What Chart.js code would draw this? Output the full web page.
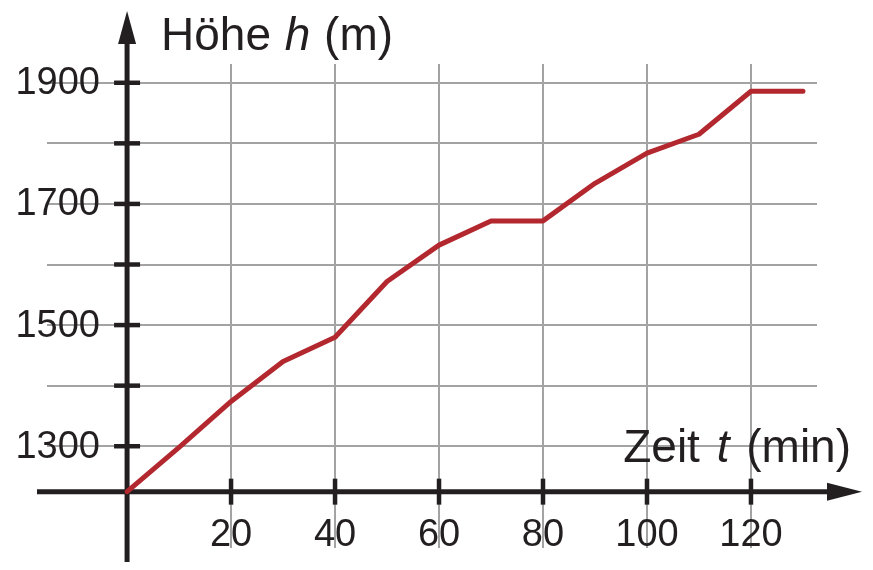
<!DOCTYPE html>
<html>
<head>
<meta charset="utf-8">
<script src="https://cdn.jsdelivr.net/npm/chart.js@4"></script>
<style>
    html, body { margin: 0; padding: 0; background: #fff; }
    #wrap { width: 873px; height: 570px; position: relative; }
</style>
</head>
<body>
<div id="wrap"><canvas id="hoeheChart"></canvas></div>
<script>
// Data: time in minutes, height in metres
const zeit = [0, 10, 20, 30, 40, 50, 60, 70, 80, 90, 100, 110, 120, 130];
const hoehe = [1225, 1298, 1374, 1440, 1480, 1572, 1632, 1672, 1672, 1734, 1784, 1815, 1886, 1886];

const xTicks = [20, 40, 60, 80, 100, 120];
const yTicks = [1300, 1400, 1500, 1600, 1700, 1800, 1900];
const yLabels = [1300, 1500, 1700, 1900];

const AXIS_COLOR = '#231f20';
const LINE_COLOR = '#b3282e';
const GRID_COLOR = '#a3a3a3';
const FONT = '"Liberation Sans", Arial, sans-serif';

// draws text pieces one after another, some in italics
function drawPieces(ctx, parts, x, y, gap) {
    let px = x;
    parts.forEach(([s, st]) => {
        ctx.font = st + '46px ' + FONT;
        ctx.fillText(s, px, y);
        px += ctx.measureText(s).width + gap;
    });
}

function piecesWidth(ctx, parts, gap) {
    let total = 0;
    parts.forEach(([s, st]) => {
        ctx.font = st + '46px ' + FONT;
        total += ctx.measureText(s).width + gap;
    });
    return total - gap;
}

// Axes with arrows, tick marks, tick labels and axis titles
Chart.register({
    id: 'axisArrows',
    beforeDatasetsDraw(chart) {
        const { ctx, scales: { x, y } } = chart;
        const x0 = x.getPixelForValue(0);
        const y0 = y.getPixelForValue(1225);

        ctx.save();
        ctx.strokeStyle = AXIS_COLOR;
        ctx.fillStyle = AXIS_COLOR;
        ctx.lineWidth = 5;

        // vertical axis
        ctx.beginPath();
        ctx.moveTo(x0, 562);
        ctx.lineTo(x0, 40);
        ctx.stroke();
        ctx.beginPath();
        ctx.moveTo(x0, 11);
        ctx.lineTo(x0 - 9, 44);
        ctx.lineTo(x0 + 9, 44);
        ctx.closePath();
        ctx.fill();

        // horizontal axis
        ctx.beginPath();
        ctx.moveTo(37, y0);
        ctx.lineTo(830, y0);
        ctx.stroke();
        ctx.beginPath();
        ctx.moveTo(862, y0);
        ctx.lineTo(827, y0 - 9);
        ctx.lineTo(827, y0 + 9);
        ctx.closePath();
        ctx.fill();

        // tick marks
        ctx.lineWidth = 4.5;
        yTicks.forEach(v => {
            const py = y.getPixelForValue(v);
            ctx.beginPath();
            ctx.moveTo(x0 - 13, py);
            ctx.lineTo(x0 + 13, py);
            ctx.stroke();
        });
        xTicks.forEach(v => {
            const px = x.getPixelForValue(v);
            ctx.beginPath();
            ctx.moveTo(px, y0 - 13);
            ctx.lineTo(px, y0 + 13);
            ctx.stroke();
        });

        // tick labels
        ctx.font = '38px ' + FONT;
        ctx.textBaseline = 'middle';
        ctx.textAlign = 'right';
        yLabels.forEach(v => {
            ctx.fillText(String(v), 100, y.getPixelForValue(v) + 1);
        });
        ctx.textAlign = 'center';
        xTicks.forEach(v => {
            ctx.fillText(String(v), x.getPixelForValue(v), 536);
        });

        // axis titles, with the variable in italics
        ctx.textBaseline = 'alphabetic';
        ctx.textAlign = 'left';
        drawPieces(ctx, [['Höhe ', ''], ['h', 'italic '], [' (m)', '']], 161, 50, 1);

        const zeitParts = [['Zeit ', ''], ['t', 'italic '], [' (min)', '']];
        drawPieces(ctx, zeitParts, 851 - piecesWidth(ctx, zeitParts, 4), 462, 4);
        ctx.restore();
    }
});

const ctx = document.getElementById('hoeheChart').getContext('2d');
const hoeheChart = new Chart(ctx, {
    type: 'line',
    data: {
        datasets: [{
            data: zeit.map((t, i) => ({ x: t, y: hoehe[i] })),
            borderColor: LINE_COLOR,
            borderWidth: 5,
            borderJoinStyle: 'round',
            borderCapStyle: 'round',
            pointRadius: 0,
            tension: 0,
            fill: false
        }]
    },
    options: {
        responsive: true,
        maintainAspectRatio: false,
        animation: false,
        layout: {
            padding: { left: 47, right: 56, top: 64, bottom: 22 }
        },
        plugins: {
            legend: { display: false },
            tooltip: { enabled: false }
        },
        scales: {
            x: {
                type: 'linear',
                min: -15.4,
                max: 132.7,
                afterBuildTicks: axis => { axis.ticks = xTicks.map(v => ({ value: v })); },
                ticks: { display: false },
                border: { display: false },
                grid: { color: GRID_COLOR, lineWidth: 2, drawTicks: false }
            },
            y: {
                type: 'linear',
                min: 1132,
                max: 1931,
                afterBuildTicks: axis => { axis.ticks = yTicks.map(v => ({ value: v })); },
                ticks: { display: false },
                border: { display: false },
                grid: { color: GRID_COLOR, lineWidth: 2, drawTicks: false }
            }
        }
    }
});
</script>
</body>
</html>
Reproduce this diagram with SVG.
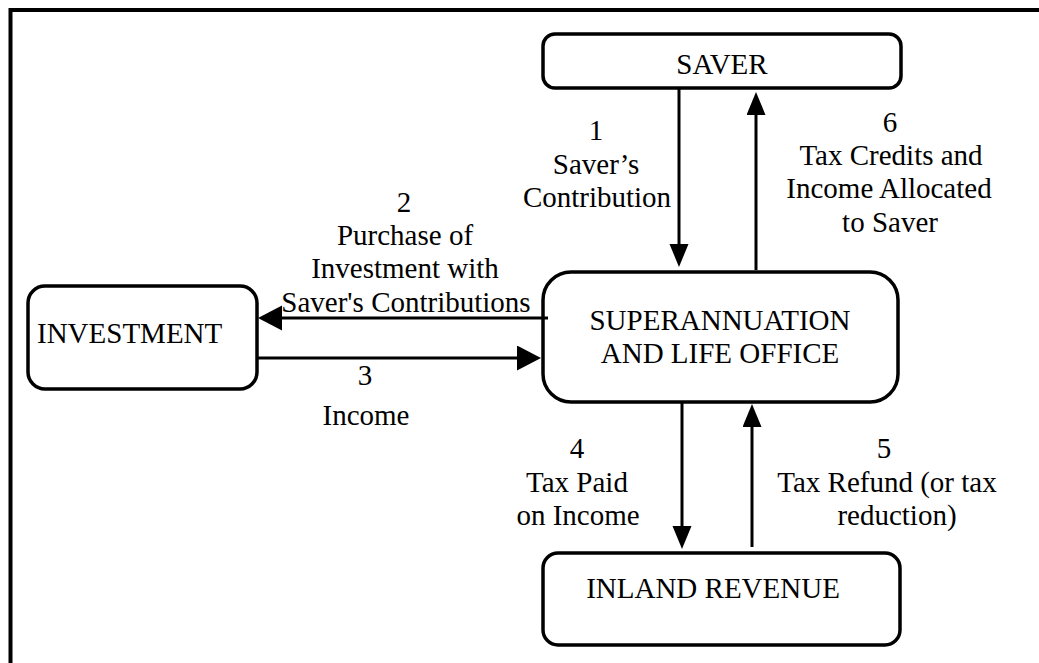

Written task:
Report how many lines of the entries hold the string "with". Provide the number alone.

The completed task:
3